Mints have a reputation for taking over the garden, but along with being notorious, the plant family boasts unusual fruit scents and flavors. Stun visitors to your garden with a mint that carries a subtle fragrance and flavor of bananas. Apple mint, a tall perennial imbues the subtle taste of apples in teas. Lime and orange mint appear very much the same, but there’s no mistaking the difference in fragrance and flavor. Enjoy both mints in teas, desserts, and fruit salads. The square-stemmed plant has one more surprise flavor in pineapple mint. No other variety of herbs in the garden can be a taste and scent chameleon like the mint family.
Scented geraniums add a dimension to a fragrance garden with leaves that come in all shapes and sizes, from broad ones to finely-cut lacy foliage. Fingerbowl lemon, Rober’s lemon rose, citrosa, and lemon balm belong the pelargonium family and offer a scent of lemon when the leaves are pinched. Other fruit scents you’ll find among the scented geraniums are lime, orange, pineapple, coconut, and apricot. A cluster of scented geraniums sitting in the herb garden makes a green statement with lush foliage and delicious scents.

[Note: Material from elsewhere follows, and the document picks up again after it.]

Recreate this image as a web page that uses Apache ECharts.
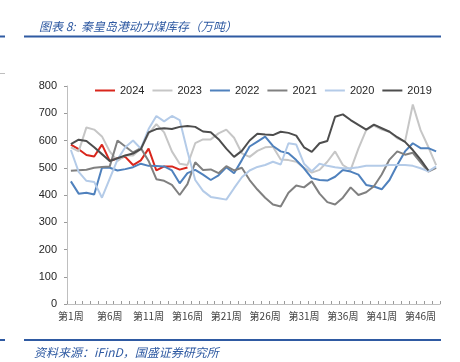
<!DOCTYPE html>
<html><head><meta charset="utf-8">
<script src="https://cdn.jsdelivr.net/npm/echarts@6/dist/echarts.min.js"></script>
<style>html,body{margin:0;padding:0;background:#fff}#c{width:460px;height:362px}</style>
</head><body><div id="c"></div>
<script>
const categories = ['第1周','第2周','第3周','第4周','第5周','第6周','第7周','第8周','第9周','第10周','第11周','第12周','第13周','第14周','第15周','第16周','第17周','第18周','第19周','第20周','第21周','第22周','第23周','第24周','第25周','第26周','第27周','第28周','第29周','第30周','第31周','第32周','第33周','第34周','第35周','第36周','第37周','第38周','第39周','第40周','第41周','第42周','第43周','第44周','第45周','第46周','第47周','第48周'];
const yTicks = [0,100,200,300,400,500,600,700,800];
const s2024 = [585,568,547,541,585,525,535,540,510,527,570,490,505,505,493,501];
const s2023 = [575,560,648,640,615,560,525,545,545,570,625,660,630,560,515,510,590,604,604,626,640,610,553,540,562,575,577,530,528,522,500,482,492,522,560,510,492,570,638,655,640,632,608,596,732,638,576,510];
const s2022 = [450,405,408,402,500,500,490,495,502,515,507,506,505,490,443,480,492,475,455,472,502,480,528,578,596,614,580,560,553,528,498,462,455,453,467,492,486,475,437,431,421,455,510,560,590,572,572,560];
const s2021 = [489,491,493,500,503,505,600,578,556,572,525,458,452,437,400,440,520,492,494,480,506,490,500,455,420,390,365,358,408,435,428,450,405,374,365,390,428,400,410,432,475,530,560,548,555,520,486,500];
const s2020 = [565,485,452,448,390,460,530,575,600,570,642,690,670,690,675,560,455,415,393,388,383,425,465,490,503,510,522,512,590,585,515,487,515,507,502,498,498,502,507,507,507,510,510,510,507,498,487,505];
const s2019 = [587,603,598,575,550,525,535,545,552,568,630,642,645,642,650,653,650,633,630,605,570,540,562,600,625,622,620,632,628,618,575,558,590,598,687,696,675,657,640,658,645,632,612,595,565,530,490];
const seriesNames = ['2024','2023','2022','2021','2020','2019'];
const seriesData = [s2024,s2023,s2022,s2021,s2020,s2019];
const colors = ['#d9261c','#c6c6c6','#4f81bd','#808080','#b4cbe8','#4d4d4d'];

const chart = echarts.init(document.getElementById('c'));
const blue = '#2f5aa2';
chart.setOption({
  backgroundColor:'#fff',
  animation:false,
  title:{text:'图表 8:  秦皇岛港动力煤库存（万吨）',left:34,top:15,
    textStyle:{fontSize:12,fontStyle:'italic',fontWeight:'normal',color:blue,fontFamily:'Noto Sans CJK SC'}},
  legend:{data:seriesNames,left:90,top:80,itemWidth:20,itemHeight:2,itemGap:8,icon:'rect',
    textStyle:{fontSize:11,color:'#262626',fontFamily:'Liberation Sans'}},
  grid:{left:67,right:20,top:86,bottom:58,containLabel:false},
  xAxis:{type:'category',data:categories,boundaryGap:true,
    axisLine:{lineStyle:{color:'#bfbfbf',width:1}},
    axisTick:{show:true,inside:true,length:3,interval:0,lineStyle:{color:'#9a9a9a'}},
    axisLabel:{interval:4,fontSize:10,color:'#404040',margin:7,fontFamily:'Noto Sans CJK SC'},
    splitLine:{show:false}},
  yAxis:{type:'value',min:yTicks[0],max:yTicks[yTicks.length-1],interval:100,
    axisLine:{show:true,lineStyle:{color:'#bfbfbf'}},
    axisTick:{show:true,length:3,lineStyle:{color:'#9a9a9a'}},
    axisLabel:{fontSize:11,color:'#262626',margin:10,fontFamily:'Liberation Sans'},
    splitLine:{show:false}},
  series:seriesNames.map((n,i)=>({name:n,type:'line',data:seriesData[i],symbol:'none',
    lineStyle:{width:2,color:colors[i]},itemStyle:{color:colors[i]},z:2+i})),
  graphic:[
    {type:'line',shape:{x1:24,y1:36.5,x2:441,y2:36.5},style:{stroke:blue,lineWidth:2}},
    {type:'line',shape:{x1:0,y1:36.5,x2:5,y2:36.5},style:{stroke:blue,lineWidth:2}},
    {type:'line',shape:{x1:0,y1:73.5,x2:5,y2:73.5},style:{stroke:'#bfbfbf',lineWidth:1}},
    {type:'line',shape:{x1:24,y1:340,x2:441,y2:340},style:{stroke:blue,lineWidth:2}},
    {type:'line',shape:{x1:0,y1:340,x2:5,y2:340},style:{stroke:blue,lineWidth:2}},
    {type:'text',left:34,top:346,style:{text:'资料来源：iFinD，国盛证券研究所',fontSize:12,fontStyle:'italic',fill:blue,fontFamily:'Noto Sans CJK SC'}}
  ]
});
</script></body></html>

Let your herb garden capture the imagination and add an element of surprise with fruit scented herbs. From apples to apricots, lemons to limes, and the exotic tastes of pineapple, coconut and even bananas, fruit scented herbs are worth growing. Use them in teas, desserts, and chopped up over fruit salads. Add the zest of lemon to chicken and fish by mincing the leaves. Make your garden a symphony of scents with fruity, fragrant herbs.